What is required:
Find the line containing "Give me the Altair source for this chart." and copy it exactly, along with every line after it up to and including the line containing "import pandas as pd". Copy nothing else.

Listed entries:
——————————
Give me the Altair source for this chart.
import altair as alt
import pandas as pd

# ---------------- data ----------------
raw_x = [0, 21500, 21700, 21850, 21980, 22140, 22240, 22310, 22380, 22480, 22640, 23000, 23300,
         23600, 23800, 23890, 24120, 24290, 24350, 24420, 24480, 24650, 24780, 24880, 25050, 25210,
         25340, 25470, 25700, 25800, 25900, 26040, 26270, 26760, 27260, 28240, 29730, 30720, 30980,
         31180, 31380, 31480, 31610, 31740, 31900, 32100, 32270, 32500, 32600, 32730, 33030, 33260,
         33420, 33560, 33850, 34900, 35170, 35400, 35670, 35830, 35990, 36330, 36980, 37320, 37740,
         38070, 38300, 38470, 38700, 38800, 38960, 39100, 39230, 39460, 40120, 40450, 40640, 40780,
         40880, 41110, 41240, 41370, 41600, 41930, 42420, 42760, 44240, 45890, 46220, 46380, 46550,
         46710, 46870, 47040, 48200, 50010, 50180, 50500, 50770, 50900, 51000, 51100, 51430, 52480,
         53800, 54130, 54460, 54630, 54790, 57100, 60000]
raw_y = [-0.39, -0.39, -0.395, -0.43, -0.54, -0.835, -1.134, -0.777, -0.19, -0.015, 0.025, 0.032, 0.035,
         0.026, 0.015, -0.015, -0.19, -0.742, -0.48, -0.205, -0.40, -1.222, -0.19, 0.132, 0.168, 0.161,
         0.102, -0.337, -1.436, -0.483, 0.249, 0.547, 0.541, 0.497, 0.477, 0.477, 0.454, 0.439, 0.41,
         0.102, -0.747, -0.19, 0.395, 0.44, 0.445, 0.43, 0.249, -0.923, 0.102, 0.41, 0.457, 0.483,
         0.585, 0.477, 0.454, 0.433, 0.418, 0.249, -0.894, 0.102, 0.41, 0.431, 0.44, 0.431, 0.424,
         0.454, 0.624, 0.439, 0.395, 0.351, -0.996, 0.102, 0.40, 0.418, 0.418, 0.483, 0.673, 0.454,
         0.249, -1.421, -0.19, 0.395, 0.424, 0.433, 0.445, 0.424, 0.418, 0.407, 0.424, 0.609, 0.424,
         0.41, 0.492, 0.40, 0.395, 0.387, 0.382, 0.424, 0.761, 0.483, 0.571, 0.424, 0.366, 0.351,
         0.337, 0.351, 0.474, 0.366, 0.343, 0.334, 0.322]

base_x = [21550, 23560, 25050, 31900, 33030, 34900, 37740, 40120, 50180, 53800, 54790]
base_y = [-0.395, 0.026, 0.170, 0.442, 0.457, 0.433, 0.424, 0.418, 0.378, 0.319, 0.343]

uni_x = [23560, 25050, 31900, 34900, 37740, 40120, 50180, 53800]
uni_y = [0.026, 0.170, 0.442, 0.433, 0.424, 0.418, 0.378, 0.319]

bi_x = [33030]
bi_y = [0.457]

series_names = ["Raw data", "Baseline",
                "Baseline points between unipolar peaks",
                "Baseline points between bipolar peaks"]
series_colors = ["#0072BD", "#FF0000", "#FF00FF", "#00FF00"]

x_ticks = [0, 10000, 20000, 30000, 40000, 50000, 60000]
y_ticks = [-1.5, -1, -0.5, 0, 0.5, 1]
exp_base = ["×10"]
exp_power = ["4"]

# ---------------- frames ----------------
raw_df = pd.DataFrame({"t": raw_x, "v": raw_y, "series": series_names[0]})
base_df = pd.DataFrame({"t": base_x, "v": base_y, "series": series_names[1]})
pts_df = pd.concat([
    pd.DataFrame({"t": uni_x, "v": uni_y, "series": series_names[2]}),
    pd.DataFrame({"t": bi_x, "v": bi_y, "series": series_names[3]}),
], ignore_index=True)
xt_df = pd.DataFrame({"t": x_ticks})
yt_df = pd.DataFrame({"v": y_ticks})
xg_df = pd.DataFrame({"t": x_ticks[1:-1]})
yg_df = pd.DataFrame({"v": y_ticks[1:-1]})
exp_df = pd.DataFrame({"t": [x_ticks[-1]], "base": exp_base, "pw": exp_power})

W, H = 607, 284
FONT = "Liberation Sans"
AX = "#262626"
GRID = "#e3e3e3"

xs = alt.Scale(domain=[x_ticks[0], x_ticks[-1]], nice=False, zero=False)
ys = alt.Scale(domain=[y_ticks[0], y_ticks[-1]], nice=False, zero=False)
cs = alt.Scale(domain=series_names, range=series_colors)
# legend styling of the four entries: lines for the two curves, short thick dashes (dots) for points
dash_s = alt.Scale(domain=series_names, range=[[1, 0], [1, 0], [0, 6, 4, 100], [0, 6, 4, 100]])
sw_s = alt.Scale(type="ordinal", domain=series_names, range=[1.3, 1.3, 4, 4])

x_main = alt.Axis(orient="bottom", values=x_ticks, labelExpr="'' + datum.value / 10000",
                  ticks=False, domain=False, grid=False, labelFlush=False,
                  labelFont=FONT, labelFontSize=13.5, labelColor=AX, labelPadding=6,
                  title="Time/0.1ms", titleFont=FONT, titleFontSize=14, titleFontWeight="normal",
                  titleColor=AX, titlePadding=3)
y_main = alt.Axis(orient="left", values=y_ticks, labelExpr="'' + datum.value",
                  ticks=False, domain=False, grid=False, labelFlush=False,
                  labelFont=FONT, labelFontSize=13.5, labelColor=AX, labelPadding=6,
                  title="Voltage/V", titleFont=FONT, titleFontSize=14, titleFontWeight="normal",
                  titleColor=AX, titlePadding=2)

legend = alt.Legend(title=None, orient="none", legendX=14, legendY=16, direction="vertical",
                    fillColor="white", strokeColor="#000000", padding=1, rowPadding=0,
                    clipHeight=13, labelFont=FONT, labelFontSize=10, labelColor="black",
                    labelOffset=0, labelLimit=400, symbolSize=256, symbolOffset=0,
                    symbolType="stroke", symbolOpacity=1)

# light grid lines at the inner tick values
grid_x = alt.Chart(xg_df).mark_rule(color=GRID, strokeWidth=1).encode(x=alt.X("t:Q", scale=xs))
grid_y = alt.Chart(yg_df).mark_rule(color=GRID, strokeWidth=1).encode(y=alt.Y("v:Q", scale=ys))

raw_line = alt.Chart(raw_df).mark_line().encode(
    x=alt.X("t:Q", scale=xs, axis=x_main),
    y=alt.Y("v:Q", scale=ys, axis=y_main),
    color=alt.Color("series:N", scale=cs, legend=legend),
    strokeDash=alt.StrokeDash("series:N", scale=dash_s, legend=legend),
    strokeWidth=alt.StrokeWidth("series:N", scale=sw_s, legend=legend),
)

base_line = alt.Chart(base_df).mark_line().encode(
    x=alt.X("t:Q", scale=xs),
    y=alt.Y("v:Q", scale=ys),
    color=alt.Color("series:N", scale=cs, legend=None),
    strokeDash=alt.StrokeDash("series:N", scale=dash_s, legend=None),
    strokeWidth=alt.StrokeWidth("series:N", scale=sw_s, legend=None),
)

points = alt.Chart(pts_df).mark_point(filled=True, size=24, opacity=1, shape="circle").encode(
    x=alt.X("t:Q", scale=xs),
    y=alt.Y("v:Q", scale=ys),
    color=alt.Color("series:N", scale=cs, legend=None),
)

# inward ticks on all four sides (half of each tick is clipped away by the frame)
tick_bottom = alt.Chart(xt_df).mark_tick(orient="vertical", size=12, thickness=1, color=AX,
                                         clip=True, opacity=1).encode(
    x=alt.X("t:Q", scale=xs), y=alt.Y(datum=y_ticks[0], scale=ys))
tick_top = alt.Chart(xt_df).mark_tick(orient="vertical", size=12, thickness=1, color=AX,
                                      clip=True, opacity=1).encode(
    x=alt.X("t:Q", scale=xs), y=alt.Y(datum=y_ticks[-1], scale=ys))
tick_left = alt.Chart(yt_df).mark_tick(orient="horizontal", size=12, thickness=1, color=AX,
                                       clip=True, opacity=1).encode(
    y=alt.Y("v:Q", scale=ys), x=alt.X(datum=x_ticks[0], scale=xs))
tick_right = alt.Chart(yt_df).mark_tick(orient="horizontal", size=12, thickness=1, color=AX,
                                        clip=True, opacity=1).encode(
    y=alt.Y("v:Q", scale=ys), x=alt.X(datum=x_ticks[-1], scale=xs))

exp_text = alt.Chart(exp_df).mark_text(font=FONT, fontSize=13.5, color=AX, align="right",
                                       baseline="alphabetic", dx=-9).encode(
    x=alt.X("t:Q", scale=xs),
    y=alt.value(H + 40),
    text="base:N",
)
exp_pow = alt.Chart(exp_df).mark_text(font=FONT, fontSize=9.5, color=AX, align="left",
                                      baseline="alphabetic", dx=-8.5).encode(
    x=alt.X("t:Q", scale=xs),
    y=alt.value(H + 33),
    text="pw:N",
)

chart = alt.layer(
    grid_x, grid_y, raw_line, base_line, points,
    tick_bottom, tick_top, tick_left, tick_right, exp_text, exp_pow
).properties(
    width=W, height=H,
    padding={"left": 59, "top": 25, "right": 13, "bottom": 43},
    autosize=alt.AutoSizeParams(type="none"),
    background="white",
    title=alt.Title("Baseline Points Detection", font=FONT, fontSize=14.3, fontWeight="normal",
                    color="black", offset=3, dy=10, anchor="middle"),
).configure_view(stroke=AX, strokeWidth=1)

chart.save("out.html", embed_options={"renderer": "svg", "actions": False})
——————————
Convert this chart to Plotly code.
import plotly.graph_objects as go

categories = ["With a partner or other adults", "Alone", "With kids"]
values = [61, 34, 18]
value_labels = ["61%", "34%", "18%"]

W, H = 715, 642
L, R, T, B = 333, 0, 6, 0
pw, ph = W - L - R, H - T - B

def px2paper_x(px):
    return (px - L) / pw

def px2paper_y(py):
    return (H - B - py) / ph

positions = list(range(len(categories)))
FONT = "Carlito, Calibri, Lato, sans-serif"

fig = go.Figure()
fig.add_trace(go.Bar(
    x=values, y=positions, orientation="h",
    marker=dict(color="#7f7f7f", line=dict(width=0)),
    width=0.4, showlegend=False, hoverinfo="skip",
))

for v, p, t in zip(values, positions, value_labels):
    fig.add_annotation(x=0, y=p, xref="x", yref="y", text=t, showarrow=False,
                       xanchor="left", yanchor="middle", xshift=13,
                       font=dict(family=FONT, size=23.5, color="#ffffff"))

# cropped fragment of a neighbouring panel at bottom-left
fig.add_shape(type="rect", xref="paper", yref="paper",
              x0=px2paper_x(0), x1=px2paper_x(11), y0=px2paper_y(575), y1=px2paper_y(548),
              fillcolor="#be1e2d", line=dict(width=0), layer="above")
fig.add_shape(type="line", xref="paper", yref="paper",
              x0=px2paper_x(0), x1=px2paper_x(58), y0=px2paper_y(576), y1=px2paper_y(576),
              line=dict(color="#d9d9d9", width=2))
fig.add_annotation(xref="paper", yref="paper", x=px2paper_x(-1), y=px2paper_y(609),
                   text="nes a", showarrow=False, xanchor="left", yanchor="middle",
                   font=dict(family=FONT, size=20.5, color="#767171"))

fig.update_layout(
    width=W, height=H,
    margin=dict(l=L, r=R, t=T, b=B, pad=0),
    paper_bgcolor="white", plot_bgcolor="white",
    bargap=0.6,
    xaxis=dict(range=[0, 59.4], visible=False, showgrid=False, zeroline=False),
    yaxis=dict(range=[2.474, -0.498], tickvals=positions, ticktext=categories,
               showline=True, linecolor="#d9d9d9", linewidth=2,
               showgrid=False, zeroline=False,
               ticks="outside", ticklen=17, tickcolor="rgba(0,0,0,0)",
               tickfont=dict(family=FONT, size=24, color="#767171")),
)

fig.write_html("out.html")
——————————
Answer to this problem:
Give me the Altair source for this chart.
import altair as alt
import pandas as pd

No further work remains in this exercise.